Dataset excerpt:
───
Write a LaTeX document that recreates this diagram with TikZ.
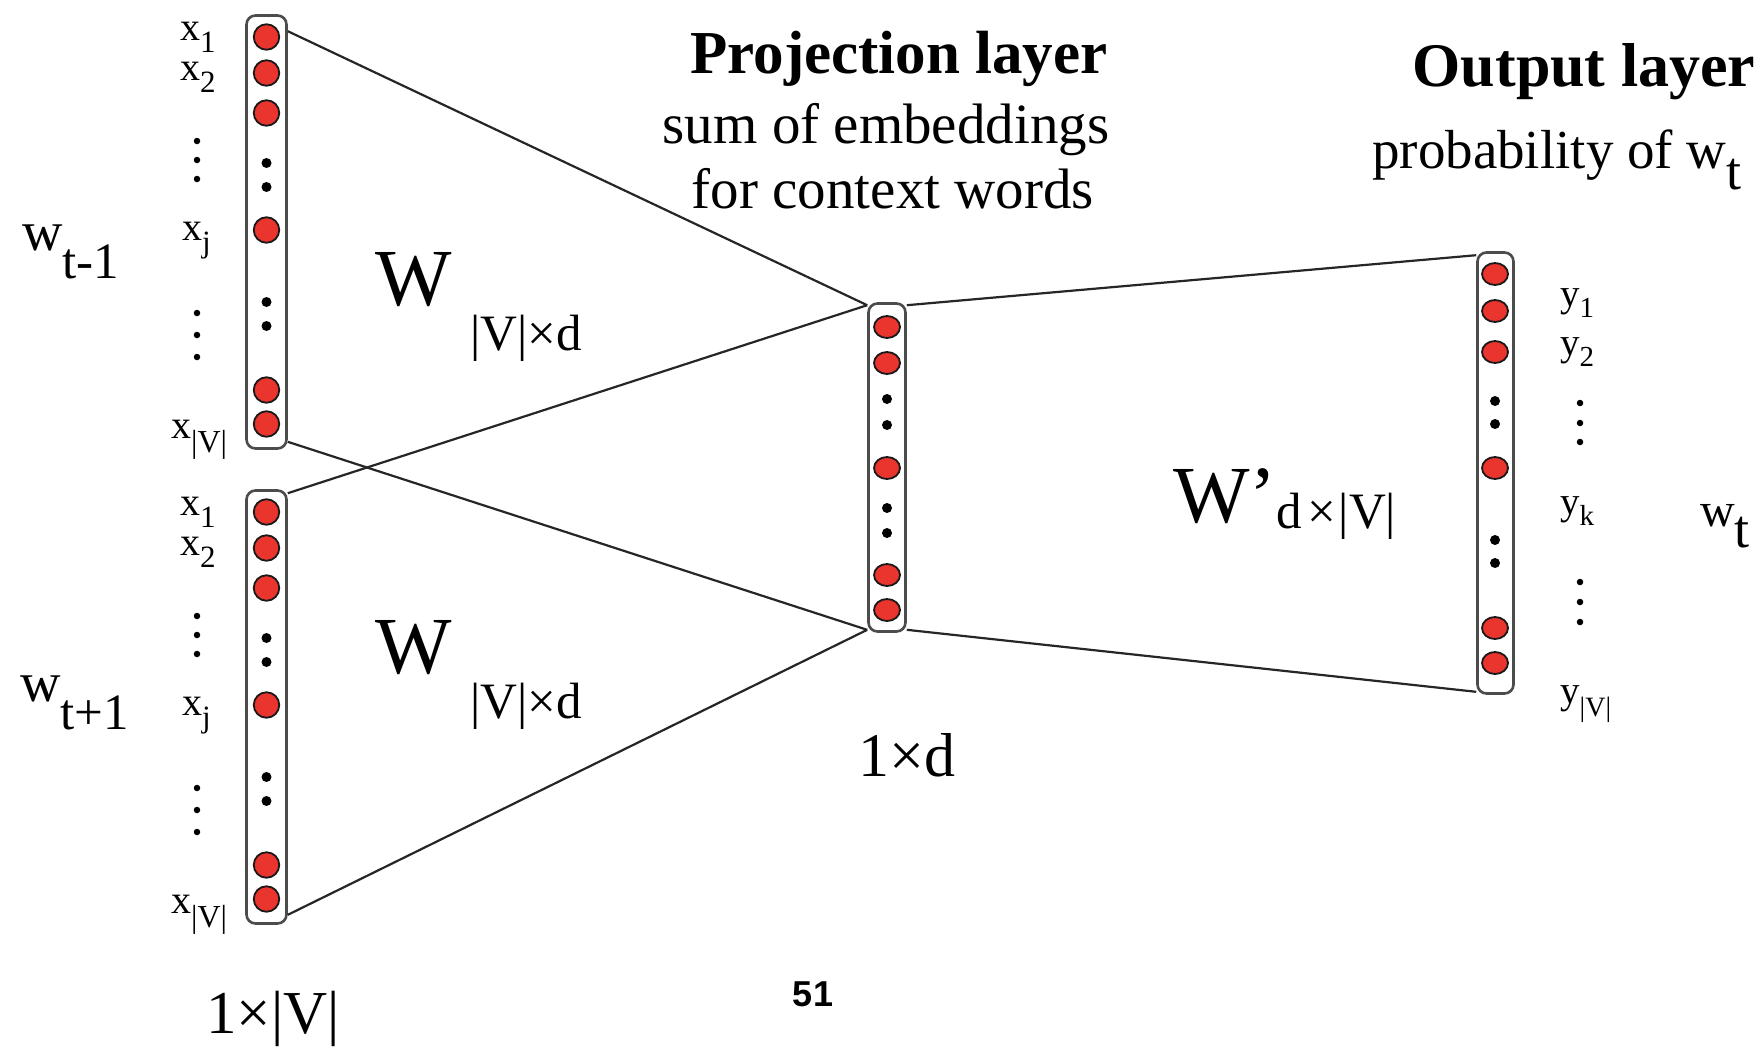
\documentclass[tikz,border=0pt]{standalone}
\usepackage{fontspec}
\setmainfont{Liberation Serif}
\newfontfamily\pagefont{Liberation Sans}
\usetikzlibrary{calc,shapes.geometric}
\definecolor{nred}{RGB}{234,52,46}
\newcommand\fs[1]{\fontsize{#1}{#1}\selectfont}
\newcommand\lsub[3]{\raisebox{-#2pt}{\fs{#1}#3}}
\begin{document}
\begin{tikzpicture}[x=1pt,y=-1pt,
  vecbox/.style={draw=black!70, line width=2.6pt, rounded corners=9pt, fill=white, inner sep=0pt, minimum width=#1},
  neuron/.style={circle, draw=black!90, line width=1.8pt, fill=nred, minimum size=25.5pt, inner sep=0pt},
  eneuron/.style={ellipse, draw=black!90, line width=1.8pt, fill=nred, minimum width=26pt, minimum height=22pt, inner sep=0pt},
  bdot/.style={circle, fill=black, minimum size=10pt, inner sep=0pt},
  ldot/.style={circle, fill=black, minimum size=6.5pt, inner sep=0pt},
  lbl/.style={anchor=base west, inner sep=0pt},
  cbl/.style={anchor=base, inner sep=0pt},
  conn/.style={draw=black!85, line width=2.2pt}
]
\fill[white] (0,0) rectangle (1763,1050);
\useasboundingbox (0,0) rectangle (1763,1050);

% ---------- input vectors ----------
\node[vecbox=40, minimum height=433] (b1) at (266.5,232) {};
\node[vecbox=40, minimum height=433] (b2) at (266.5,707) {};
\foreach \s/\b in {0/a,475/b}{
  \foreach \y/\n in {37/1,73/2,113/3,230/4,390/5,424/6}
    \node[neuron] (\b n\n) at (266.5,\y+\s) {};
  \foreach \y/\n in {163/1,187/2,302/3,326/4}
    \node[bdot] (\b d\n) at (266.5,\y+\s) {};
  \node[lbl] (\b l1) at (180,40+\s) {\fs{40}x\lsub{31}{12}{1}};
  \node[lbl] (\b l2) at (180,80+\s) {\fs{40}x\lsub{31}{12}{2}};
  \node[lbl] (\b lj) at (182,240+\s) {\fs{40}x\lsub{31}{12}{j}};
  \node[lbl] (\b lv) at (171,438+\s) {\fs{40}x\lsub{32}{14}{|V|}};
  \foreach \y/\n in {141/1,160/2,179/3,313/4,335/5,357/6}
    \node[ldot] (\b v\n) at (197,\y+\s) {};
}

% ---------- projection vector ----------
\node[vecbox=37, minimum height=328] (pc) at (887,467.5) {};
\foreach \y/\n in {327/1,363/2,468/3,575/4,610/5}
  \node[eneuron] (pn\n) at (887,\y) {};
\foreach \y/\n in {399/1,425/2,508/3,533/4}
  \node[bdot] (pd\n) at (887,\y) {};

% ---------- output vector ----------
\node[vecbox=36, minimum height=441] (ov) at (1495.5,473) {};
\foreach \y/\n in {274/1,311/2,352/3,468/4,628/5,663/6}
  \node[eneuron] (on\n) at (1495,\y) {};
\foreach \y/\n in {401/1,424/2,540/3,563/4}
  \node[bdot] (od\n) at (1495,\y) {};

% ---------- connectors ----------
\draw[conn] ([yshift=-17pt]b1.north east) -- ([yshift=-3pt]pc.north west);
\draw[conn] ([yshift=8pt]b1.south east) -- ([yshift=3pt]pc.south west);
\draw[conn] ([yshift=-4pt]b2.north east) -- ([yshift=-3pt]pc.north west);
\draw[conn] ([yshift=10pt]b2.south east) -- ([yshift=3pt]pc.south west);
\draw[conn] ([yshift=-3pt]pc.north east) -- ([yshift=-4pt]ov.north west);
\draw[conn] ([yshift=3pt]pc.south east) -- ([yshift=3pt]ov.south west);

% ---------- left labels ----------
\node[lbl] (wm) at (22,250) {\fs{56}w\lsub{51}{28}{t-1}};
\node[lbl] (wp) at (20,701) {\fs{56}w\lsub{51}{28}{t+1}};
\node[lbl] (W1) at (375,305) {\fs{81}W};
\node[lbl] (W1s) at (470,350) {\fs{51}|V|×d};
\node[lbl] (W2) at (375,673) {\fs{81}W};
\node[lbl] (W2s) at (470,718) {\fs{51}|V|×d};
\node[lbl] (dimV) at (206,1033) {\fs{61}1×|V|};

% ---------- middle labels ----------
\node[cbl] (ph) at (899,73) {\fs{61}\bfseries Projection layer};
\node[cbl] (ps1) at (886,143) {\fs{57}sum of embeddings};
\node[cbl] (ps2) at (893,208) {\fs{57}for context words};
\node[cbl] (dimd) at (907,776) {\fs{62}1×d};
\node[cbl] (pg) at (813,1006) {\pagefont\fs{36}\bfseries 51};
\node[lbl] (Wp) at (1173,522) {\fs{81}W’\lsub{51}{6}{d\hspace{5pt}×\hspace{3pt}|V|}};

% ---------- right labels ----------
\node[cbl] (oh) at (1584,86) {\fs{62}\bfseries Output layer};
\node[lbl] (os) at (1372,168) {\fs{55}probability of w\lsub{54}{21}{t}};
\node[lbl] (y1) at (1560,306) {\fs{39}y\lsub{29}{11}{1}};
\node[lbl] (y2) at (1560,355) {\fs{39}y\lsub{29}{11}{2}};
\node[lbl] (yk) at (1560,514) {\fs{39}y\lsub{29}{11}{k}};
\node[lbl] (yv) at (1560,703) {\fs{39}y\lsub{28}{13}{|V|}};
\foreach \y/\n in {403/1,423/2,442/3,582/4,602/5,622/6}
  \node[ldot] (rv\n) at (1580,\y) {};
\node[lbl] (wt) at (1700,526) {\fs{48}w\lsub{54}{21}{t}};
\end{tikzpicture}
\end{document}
───
Every line is to be duplicated exactly, though pictures stay out.

Write a LaTeX document that recreates this diagram with TikZ.
\documentclass[tikz,border=0pt]{standalone}
\usepackage{fontspec}
\setmainfont{Liberation Serif}
\newfontfamily\pagefont{Liberation Sans}
\usetikzlibrary{calc,shapes.geometric}
\definecolor{nred}{RGB}{234,52,46}
\newcommand\fs[1]{\fontsize{#1}{#1}\selectfont}
\newcommand\lsub[3]{\raisebox{-#2pt}{\fs{#1}#3}}
\begin{document}
\begin{tikzpicture}[x=1pt,y=-1pt,
  vecbox/.style={draw=black!70, line width=2.6pt, rounded corners=9pt, fill=white, inner sep=0pt, minimum width=#1},
  neuron/.style={circle, draw=black!90, line width=1.8pt, fill=nred, minimum size=25.5pt, inner sep=0pt},
  eneuron/.style={ellipse, draw=black!90, line width=1.8pt, fill=nred, minimum width=26pt, minimum height=22pt, inner sep=0pt},
  bdot/.style={circle, fill=black, minimum size=10pt, inner sep=0pt},
  ldot/.style={circle, fill=black, minimum size=6.5pt, inner sep=0pt},
  lbl/.style={anchor=base west, inner sep=0pt},
  cbl/.style={anchor=base, inner sep=0pt},
  conn/.style={draw=black!85, line width=2.2pt}
]
\fill[white] (0,0) rectangle (1763,1050);
\useasboundingbox (0,0) rectangle (1763,1050);

% ---------- input vectors ----------
\node[vecbox=40, minimum height=433] (b1) at (266.5,232) {};
\node[vecbox=40, minimum height=433] (b2) at (266.5,707) {};
\foreach \s/\b in {0/a,475/b}{
  \foreach \y/\n in {37/1,73/2,113/3,230/4,390/5,424/6}
    \node[neuron] (\b n\n) at (266.5,\y+\s) {};
  \foreach \y/\n in {163/1,187/2,302/3,326/4}
    \node[bdot] (\b d\n) at (266.5,\y+\s) {};
  \node[lbl] (\b l1) at (180,40+\s) {\fs{40}x\lsub{31}{12}{1}};
  \node[lbl] (\b l2) at (180,80+\s) {\fs{40}x\lsub{31}{12}{2}};
  \node[lbl] (\b lj) at (182,240+\s) {\fs{40}x\lsub{31}{12}{j}};
  \node[lbl] (\b lv) at (171,438+\s) {\fs{40}x\lsub{32}{14}{|V|}};
  \foreach \y/\n in {141/1,160/2,179/3,313/4,335/5,357/6}
    \node[ldot] (\b v\n) at (197,\y+\s) {};
}

% ---------- projection vector ----------
\node[vecbox=37, minimum height=328] (pc) at (887,467.5) {};
\foreach \y/\n in {327/1,363/2,468/3,575/4,610/5}
  \node[eneuron] (pn\n) at (887,\y) {};
\foreach \y/\n in {399/1,425/2,508/3,533/4}
  \node[bdot] (pd\n) at (887,\y) {};

% ---------- output vector ----------
\node[vecbox=36, minimum height=441] (ov) at (1495.5,473) {};
\foreach \y/\n in {274/1,311/2,352/3,468/4,628/5,663/6}
  \node[eneuron] (on\n) at (1495,\y) {};
\foreach \y/\n in {401/1,424/2,540/3,563/4}
  \node[bdot] (od\n) at (1495,\y) {};

% ---------- connectors ----------
\draw[conn] ([yshift=-17pt]b1.north east) -- ([yshift=-3pt]pc.north west);
\draw[conn] ([yshift=8pt]b1.south east) -- ([yshift=3pt]pc.south west);
\draw[conn] ([yshift=-4pt]b2.north east) -- ([yshift=-3pt]pc.north west);
\draw[conn] ([yshift=10pt]b2.south east) -- ([yshift=3pt]pc.south west);
\draw[conn] ([yshift=-3pt]pc.north east) -- ([yshift=-4pt]ov.north west);
\draw[conn] ([yshift=3pt]pc.south east) -- ([yshift=3pt]ov.south west);

% ---------- left labels ----------
\node[lbl] (wm) at (22,250) {\fs{56}w\lsub{51}{28}{t-1}};
\node[lbl] (wp) at (20,701) {\fs{56}w\lsub{51}{28}{t+1}};
\node[lbl] (W1) at (375,305) {\fs{81}W};
\node[lbl] (W1s) at (470,350) {\fs{51}|V|×d};
\node[lbl] (W2) at (375,673) {\fs{81}W};
\node[lbl] (W2s) at (470,718) {\fs{51}|V|×d};
\node[lbl] (dimV) at (206,1033) {\fs{61}1×|V|};

% ---------- middle labels ----------
\node[cbl] (ph) at (899,73) {\fs{61}\bfseries Projection layer};
\node[cbl] (ps1) at (886,143) {\fs{57}sum of embeddings};
\node[cbl] (ps2) at (893,208) {\fs{57}for context words};
\node[cbl] (dimd) at (907,776) {\fs{62}1×d};
\node[cbl] (pg) at (813,1006) {\pagefont\fs{36}\bfseries 51};
\node[lbl] (Wp) at (1173,522) {\fs{81}W’\lsub{51}{6}{d\hspace{5pt}×\hspace{3pt}|V|}};

% ---------- right labels ----------
\node[cbl] (oh) at (1584,86) {\fs{62}\bfseries Output layer};
\node[lbl] (os) at (1372,168) {\fs{55}probability of w\lsub{54}{21}{t}};
\node[lbl] (y1) at (1560,306) {\fs{39}y\lsub{29}{11}{1}};
\node[lbl] (y2) at (1560,355) {\fs{39}y\lsub{29}{11}{2}};
\node[lbl] (yk) at (1560,514) {\fs{39}y\lsub{29}{11}{k}};
\node[lbl] (yv) at (1560,703) {\fs{39}y\lsub{28}{13}{|V|}};
\foreach \y/\n in {403/1,423/2,442/3,582/4,602/5,622/6}
  \node[ldot] (rv\n) at (1580,\y) {};
\node[lbl] (wt) at (1700,526) {\fs{48}w\lsub{54}{21}{t}};
\end{tikzpicture}
\end{document}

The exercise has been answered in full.